Other Interesting Facts about Zachary Taylor
- Prior to his election in 1848, Taylor had never held any public office in his life. He was in every sense of the phrase a “political outsider”.
- The Free Soil Party – a group of Northern politicians that opposed new states becoming slave-holding states – supported former President Martin Van Buren during the 1848 presidential election. By so doing they inadvertently pulled votes away from Lewis Cass, allowing Zachary Taylor to win the election.
- In 1850, President Zachary Taylor’s administration was rocked by a financial scandal involving some cabinet members. The scandal forced the president to reshuffle his cabinet. However, before he could go ahead with the reshuffle, he died.
- Due to his military background, Taylor acted sometimes independent of his Whig Party leadership in Congress. His presidency has sometimes been described as one where he was not afraid to be firm and tow an agenda that slightly differed from what his Whig Party members might have desired.
- Taylor came from a family of large plantation farmers. It has been estimated that Taylor’s family owned about 10,000 acres of land in Kentucky.
- His nickname, “Old Rough and Ready”, came as result of his strong bond with his men during military campaigns. He had a remarkable ability to weather some of the harshest conditions on a battle field.
- Taylor swept his way to a slight victory during the 1848 presidential election because he was seen by both the North and the South in a relatively better light than Michigan’s Lewis Cass. In the North, he was praised for his extensive military years. However, Southern voters felt they could relate to Taylor simply because Taylor owned slaves.
- Two years after joining the U.S. army in 1806, Taylor was commissioned to command Fort Pickering. In 1810, he was put in charge of Baton Rouge fort at Louisiana.
- Although Taylor fought against the Native Americans in the 1830s, he had always desired keeping the lands of the Native’s untouched by white settlers.
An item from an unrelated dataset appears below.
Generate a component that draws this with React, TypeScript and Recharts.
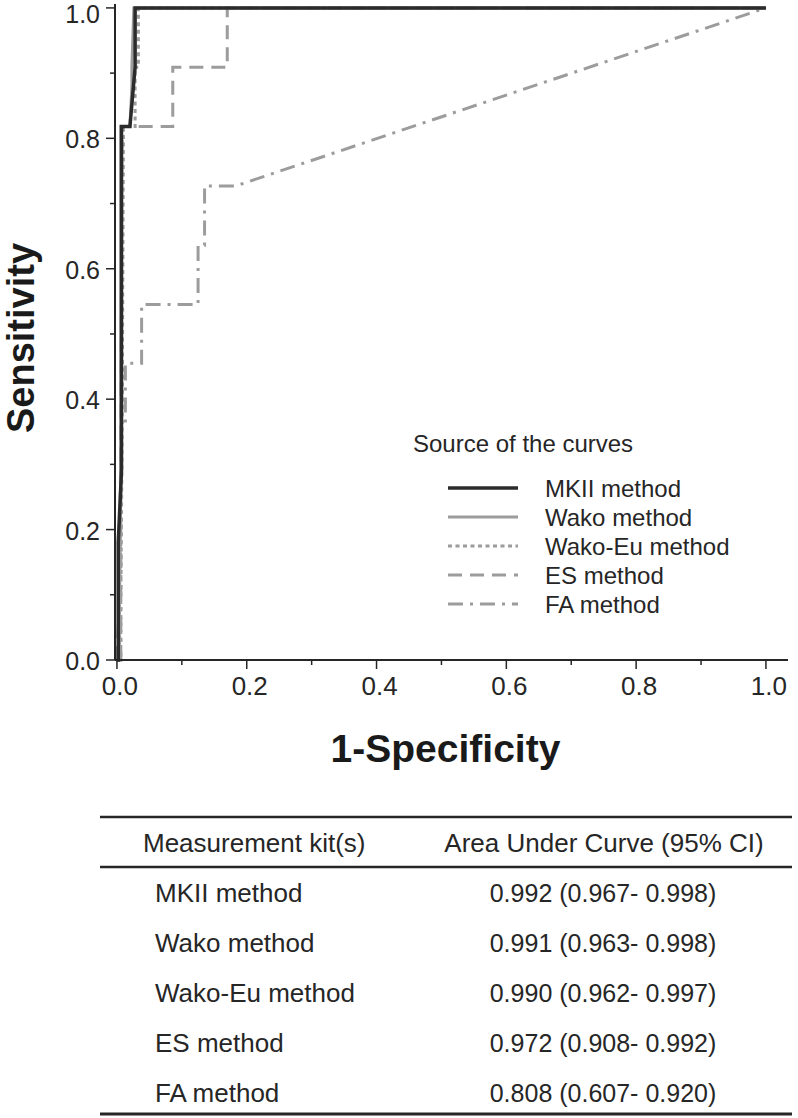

- Although his family owned slaves on a very large Kentucky plantation, Zachary Taylor grew up to be a potent critic of the spread of slavery in the United States. He supported efforts to admit California as a free state that abolished slavery. Be it as it may, President Zachary Taylor is believed to have personally owned about 100 slaves in his life time.
- Another fun fact: President James Madison and Zachary Taylor were cousins.